--- start of EXCERPTED DATA ---

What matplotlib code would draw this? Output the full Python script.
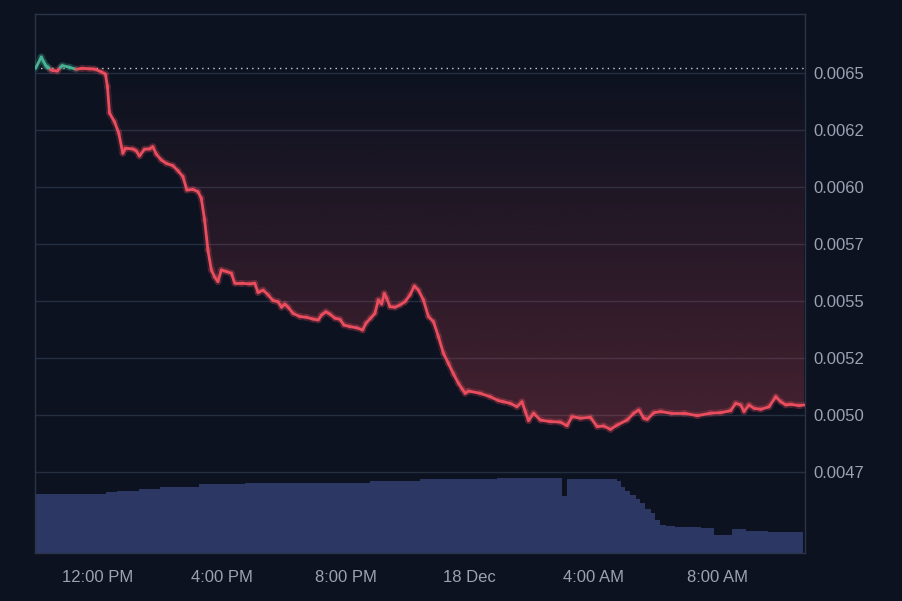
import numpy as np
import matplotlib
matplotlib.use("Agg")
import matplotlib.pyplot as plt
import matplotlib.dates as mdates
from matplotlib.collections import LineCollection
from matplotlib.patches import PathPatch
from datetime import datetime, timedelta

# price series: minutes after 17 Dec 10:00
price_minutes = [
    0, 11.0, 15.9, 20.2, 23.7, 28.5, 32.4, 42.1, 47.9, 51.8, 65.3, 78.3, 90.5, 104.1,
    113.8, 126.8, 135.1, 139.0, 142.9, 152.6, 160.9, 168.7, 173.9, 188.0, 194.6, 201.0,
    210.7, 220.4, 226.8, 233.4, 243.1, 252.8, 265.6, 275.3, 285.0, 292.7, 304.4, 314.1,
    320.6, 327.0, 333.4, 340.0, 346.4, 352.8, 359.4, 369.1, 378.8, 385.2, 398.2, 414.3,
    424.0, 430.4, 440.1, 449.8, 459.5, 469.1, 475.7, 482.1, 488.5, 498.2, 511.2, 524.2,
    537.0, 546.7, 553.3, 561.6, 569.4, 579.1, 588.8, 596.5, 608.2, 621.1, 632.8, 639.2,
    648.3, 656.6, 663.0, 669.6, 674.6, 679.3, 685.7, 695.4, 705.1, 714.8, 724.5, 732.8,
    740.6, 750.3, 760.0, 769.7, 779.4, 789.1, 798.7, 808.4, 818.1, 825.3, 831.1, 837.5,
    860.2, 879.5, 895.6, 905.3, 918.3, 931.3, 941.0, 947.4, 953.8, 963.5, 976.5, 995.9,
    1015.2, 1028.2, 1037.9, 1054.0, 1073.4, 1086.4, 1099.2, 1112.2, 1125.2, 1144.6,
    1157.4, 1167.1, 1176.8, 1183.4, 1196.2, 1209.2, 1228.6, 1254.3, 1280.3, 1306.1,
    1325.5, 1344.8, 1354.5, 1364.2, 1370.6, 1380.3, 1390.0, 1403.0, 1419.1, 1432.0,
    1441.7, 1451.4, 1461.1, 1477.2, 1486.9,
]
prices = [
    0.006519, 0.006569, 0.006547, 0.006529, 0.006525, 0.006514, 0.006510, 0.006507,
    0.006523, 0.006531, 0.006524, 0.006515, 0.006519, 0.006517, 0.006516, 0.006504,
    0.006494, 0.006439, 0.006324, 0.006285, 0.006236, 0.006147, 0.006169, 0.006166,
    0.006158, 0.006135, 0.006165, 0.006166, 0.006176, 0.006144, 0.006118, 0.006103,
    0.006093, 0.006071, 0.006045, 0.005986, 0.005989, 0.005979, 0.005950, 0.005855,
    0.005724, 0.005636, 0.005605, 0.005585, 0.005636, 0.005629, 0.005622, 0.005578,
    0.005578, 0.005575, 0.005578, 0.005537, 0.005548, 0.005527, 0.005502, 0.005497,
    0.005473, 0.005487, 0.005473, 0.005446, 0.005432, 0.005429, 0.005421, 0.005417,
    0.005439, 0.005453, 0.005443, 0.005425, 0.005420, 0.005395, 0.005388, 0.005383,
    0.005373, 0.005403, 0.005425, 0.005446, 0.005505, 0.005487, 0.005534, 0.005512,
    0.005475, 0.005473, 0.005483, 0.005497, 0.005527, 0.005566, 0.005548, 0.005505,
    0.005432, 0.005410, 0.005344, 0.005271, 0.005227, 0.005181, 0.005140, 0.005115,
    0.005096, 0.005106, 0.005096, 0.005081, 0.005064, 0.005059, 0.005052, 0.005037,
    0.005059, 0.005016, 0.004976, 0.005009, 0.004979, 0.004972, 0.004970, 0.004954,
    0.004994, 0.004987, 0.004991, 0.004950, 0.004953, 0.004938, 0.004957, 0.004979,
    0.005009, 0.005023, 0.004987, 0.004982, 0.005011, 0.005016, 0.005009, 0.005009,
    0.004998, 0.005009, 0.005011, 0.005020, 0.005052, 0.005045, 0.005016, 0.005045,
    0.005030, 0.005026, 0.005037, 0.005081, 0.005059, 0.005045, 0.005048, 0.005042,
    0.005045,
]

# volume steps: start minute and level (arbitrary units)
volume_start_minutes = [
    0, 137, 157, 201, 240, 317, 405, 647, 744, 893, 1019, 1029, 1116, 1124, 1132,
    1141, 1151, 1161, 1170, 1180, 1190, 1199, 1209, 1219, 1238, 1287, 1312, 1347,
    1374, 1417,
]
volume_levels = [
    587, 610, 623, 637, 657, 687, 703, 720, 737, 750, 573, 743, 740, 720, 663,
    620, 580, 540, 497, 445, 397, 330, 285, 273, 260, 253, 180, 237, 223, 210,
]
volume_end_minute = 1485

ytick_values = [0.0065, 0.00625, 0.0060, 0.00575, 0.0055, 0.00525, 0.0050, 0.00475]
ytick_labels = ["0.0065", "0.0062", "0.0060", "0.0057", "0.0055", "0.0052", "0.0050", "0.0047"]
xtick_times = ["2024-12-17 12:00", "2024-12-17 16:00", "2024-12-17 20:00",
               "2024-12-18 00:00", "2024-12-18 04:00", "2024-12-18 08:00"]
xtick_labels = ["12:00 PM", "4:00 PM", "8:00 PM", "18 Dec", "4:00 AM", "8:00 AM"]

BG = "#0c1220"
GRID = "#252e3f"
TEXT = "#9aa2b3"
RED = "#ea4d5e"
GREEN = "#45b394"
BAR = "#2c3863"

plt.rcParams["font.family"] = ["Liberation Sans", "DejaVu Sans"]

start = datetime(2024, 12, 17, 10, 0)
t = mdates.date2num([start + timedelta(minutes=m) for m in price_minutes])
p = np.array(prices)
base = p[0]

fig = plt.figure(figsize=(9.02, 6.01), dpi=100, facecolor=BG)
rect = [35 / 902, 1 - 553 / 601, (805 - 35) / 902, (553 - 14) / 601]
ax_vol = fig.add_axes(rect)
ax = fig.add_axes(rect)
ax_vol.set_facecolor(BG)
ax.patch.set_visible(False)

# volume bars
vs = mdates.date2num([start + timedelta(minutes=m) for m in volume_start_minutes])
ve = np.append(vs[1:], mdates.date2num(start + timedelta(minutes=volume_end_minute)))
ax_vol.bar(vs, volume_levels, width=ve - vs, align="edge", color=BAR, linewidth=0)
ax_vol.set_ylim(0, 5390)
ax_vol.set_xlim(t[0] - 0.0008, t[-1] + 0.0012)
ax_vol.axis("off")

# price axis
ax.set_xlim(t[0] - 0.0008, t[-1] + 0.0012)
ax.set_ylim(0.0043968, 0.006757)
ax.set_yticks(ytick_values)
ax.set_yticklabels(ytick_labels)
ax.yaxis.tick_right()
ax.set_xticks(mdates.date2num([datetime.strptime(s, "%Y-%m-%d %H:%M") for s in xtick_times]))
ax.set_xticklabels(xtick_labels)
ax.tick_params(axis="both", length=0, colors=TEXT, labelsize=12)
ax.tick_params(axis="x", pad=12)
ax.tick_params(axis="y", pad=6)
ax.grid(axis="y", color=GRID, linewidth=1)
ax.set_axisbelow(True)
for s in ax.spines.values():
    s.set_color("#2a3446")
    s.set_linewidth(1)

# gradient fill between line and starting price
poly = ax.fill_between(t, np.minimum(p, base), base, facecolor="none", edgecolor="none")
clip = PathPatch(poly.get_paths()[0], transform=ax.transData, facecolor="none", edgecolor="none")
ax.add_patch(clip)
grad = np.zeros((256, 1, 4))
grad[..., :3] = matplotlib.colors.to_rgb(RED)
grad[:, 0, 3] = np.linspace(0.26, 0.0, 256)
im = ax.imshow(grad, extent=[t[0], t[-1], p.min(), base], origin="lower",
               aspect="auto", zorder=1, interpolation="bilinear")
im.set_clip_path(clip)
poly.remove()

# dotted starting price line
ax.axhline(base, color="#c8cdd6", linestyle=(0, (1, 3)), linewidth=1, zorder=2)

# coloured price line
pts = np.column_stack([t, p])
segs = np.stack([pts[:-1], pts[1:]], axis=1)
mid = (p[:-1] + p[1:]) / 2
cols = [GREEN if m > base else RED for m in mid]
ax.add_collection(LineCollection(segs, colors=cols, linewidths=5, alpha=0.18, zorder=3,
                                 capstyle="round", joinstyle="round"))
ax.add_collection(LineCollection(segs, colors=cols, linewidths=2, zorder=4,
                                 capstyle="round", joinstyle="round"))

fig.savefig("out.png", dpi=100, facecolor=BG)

--- end of EXCERPTED DATA ---
--- start of EXCERPTED DATA ---

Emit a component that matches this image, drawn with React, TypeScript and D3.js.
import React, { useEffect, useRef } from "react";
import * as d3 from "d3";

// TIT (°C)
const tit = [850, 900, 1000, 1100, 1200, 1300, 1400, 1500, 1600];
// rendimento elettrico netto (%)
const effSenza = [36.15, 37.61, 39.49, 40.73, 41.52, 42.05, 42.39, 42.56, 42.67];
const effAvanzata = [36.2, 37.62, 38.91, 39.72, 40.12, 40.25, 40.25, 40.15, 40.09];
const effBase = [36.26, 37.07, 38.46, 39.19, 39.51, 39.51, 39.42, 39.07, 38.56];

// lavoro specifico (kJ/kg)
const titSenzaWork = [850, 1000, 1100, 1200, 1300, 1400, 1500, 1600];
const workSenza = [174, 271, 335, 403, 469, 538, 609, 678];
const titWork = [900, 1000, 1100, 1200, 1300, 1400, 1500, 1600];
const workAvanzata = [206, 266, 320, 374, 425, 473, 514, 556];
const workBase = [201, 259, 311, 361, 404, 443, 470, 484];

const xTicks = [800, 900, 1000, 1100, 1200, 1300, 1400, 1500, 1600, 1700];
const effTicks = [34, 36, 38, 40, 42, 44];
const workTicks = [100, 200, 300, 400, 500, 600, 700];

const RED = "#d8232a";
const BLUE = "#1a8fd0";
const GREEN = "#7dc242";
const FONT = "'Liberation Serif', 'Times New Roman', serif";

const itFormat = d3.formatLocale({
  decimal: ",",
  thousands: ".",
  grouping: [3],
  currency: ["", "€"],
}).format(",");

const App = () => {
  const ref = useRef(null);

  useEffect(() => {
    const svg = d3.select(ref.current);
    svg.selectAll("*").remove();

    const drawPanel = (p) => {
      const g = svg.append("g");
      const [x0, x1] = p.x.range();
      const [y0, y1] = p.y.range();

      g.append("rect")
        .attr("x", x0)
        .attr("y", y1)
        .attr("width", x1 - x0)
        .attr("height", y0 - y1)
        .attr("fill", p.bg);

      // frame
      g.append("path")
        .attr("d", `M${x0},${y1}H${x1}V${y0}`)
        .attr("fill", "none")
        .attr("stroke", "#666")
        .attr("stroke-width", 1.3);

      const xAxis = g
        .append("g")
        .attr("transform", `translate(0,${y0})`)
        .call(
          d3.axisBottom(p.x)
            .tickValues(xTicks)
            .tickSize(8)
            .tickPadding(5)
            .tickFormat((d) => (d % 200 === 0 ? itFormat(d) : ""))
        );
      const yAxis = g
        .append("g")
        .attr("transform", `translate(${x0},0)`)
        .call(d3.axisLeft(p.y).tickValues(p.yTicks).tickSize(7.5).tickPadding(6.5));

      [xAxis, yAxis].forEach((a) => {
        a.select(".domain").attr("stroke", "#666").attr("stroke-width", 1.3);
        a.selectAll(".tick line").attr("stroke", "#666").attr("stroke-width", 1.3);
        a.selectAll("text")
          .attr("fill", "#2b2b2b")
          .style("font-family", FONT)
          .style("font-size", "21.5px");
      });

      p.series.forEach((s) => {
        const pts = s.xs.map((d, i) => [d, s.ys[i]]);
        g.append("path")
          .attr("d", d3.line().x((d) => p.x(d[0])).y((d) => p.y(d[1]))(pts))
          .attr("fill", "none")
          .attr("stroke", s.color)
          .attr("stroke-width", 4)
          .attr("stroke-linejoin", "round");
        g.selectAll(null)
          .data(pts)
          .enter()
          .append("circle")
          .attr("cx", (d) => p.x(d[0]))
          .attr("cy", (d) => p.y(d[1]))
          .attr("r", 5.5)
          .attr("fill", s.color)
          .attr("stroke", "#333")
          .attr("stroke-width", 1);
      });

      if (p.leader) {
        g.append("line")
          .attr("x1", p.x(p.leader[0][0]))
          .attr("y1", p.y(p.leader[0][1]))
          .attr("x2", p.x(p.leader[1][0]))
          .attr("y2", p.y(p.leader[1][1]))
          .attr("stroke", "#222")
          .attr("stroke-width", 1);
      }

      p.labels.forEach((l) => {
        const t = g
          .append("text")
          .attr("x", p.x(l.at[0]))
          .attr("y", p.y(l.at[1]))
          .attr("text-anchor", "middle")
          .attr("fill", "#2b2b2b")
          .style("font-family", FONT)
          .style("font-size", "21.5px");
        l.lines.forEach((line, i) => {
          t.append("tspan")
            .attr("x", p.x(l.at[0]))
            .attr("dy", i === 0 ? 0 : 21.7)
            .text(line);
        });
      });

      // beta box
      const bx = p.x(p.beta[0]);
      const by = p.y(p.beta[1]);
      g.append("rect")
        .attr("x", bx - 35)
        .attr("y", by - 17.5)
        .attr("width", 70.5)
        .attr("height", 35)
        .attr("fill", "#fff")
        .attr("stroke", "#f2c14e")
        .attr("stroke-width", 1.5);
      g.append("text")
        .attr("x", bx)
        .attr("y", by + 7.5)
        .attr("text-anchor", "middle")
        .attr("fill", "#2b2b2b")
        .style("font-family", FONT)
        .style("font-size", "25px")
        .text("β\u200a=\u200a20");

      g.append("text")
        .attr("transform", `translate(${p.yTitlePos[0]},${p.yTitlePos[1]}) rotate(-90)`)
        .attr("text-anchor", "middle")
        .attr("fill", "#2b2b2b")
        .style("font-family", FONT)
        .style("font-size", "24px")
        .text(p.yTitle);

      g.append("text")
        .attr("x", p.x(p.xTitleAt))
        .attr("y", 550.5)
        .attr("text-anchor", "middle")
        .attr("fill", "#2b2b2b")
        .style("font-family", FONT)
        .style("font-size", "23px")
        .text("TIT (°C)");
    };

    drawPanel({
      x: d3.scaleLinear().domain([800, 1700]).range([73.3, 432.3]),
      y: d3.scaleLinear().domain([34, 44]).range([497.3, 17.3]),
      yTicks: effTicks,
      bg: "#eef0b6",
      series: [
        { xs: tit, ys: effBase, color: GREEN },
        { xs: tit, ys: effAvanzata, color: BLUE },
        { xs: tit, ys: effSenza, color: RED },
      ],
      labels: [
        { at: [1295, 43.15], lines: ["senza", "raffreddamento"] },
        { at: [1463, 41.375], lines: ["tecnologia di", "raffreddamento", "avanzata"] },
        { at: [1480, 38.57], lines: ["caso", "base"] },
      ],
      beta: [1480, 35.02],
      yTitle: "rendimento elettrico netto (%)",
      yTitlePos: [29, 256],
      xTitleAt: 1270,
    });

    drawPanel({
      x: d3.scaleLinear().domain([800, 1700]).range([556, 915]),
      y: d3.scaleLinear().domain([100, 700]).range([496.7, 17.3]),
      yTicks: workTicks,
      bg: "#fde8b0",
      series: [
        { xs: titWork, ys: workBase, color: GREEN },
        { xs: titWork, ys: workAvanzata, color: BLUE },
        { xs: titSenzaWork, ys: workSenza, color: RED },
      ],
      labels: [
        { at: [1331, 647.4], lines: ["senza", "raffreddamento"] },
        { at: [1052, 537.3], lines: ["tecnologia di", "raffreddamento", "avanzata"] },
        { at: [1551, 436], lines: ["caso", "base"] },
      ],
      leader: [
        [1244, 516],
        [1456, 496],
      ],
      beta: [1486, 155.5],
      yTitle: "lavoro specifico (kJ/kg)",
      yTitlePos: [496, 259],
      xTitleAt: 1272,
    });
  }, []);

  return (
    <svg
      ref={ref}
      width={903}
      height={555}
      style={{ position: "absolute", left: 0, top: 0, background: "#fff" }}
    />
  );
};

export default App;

--- end of EXCERPTED DATA ---

From the data above, work out how many lines hold "matplotlib". Answer with the number alone.

8